I don’t want to be a grumbler.
But I am.
As a woman who looks for Divine intervention in her life, I read my Bible, study my Bible and journal from my Bible. And lately the word, grumble, has come up way too often for me to ignore any longer. Once, I hardly even saw it. Twice, I read back over the phrase. But after I saw it (and heard it) 4 or 5 times, I knew God was trying to get my attention.
When I grumble, I allow my circumstances to steal my joy. And my trust.
Psalm 106: 24-25 “Then they despised the pleasant land; They did not believe in His word, but grumbled in their tents; They did not listen to the voice of the Lord.”
When I complain and whine about anything (and everything) in my life, I am not listening to the voice of the Lord.

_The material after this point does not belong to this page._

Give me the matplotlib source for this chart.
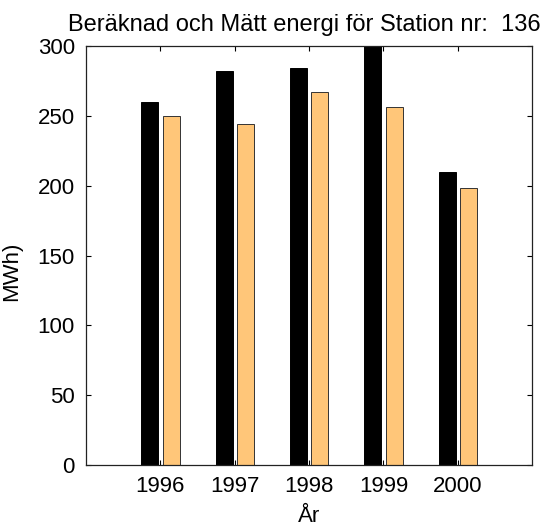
import numpy as np
import matplotlib
matplotlib.use("Agg")
import matplotlib.pyplot as plt

"""
## Data: computed (black) and measured (orange) energy per year
"""
years = ["1996", "1997", "1998", "1999", "2000"]
beraknad = [260, 282, 284, 305, 210]
matt = [250, 244, 267, 256, 198]
y_ticks = [0, 50, 100, 150, 200, 250, 300]

plt.rcParams["font.family"] = ["Liberation Sans", "DejaVu Sans"]

fig = plt.figure(figsize=(5.48, 5.28), dpi=100)
ax = fig.add_axes([0.157, 0.119, 0.814, 0.794])

x = np.arange(1, len(years) + 1)
width = 0.229
offset = 0.143

ax.bar(x - offset, beraknad, width, color="black", edgecolor="black", linewidth=0.7)
ax.bar(x + offset, matt, width, color="#FFC679", edgecolor="#333333", linewidth=0.7)

ax.set_xlim(0, 6)
ax.set_ylim(0, 300)
ax.set_xticks(x)
ax.set_xticklabels(years)
ax.set_yticks(y_ticks)

# MATLAB look: ticks inside on all four sides
ax.tick_params(direction="in", length=3.6, width=0.8, labelsize=16,
               top=True, right=True)
ax.tick_params(axis="x", pad=8)
ax.tick_params(axis="y", pad=8)
for s in ax.spines.values():
    s.set_linewidth(0.9)
    s.set_color("#222222")

ax.set_title("Beräknad och Mätt energi för Station nr:  136", fontsize=17, pad=11)
ax.title.set_x(0.49)
ax.set_xlabel("År", fontsize=16, labelpad=6)
ax.set_ylabel("MWh)", fontsize=16)
ax.yaxis.set_label_coords(-0.143, 0.463)

fig.savefig("out.png", dpi=100)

They are not Fruits of the Spirit.
They hamper the Holy Spirit’s work in my life.
I want to be a woman who trusts God when life is merry, and when life is tough. I don’t want my circumstances to define who I am.
I am a woman of God. I trust God. I believe God.
Hmm… does my grumbling attest to my trust?
Psalm 16:11 “You will make known to me the path of life; In Your presence is fullness of joy; In Your right hand there are pleasures forever.
31 days! I’m taking the challenge!
Seems daunting — both for writing, and for…. well, trusting.
Here we go…. hope you join me!
Are you going to grumble? Or are you going to trust?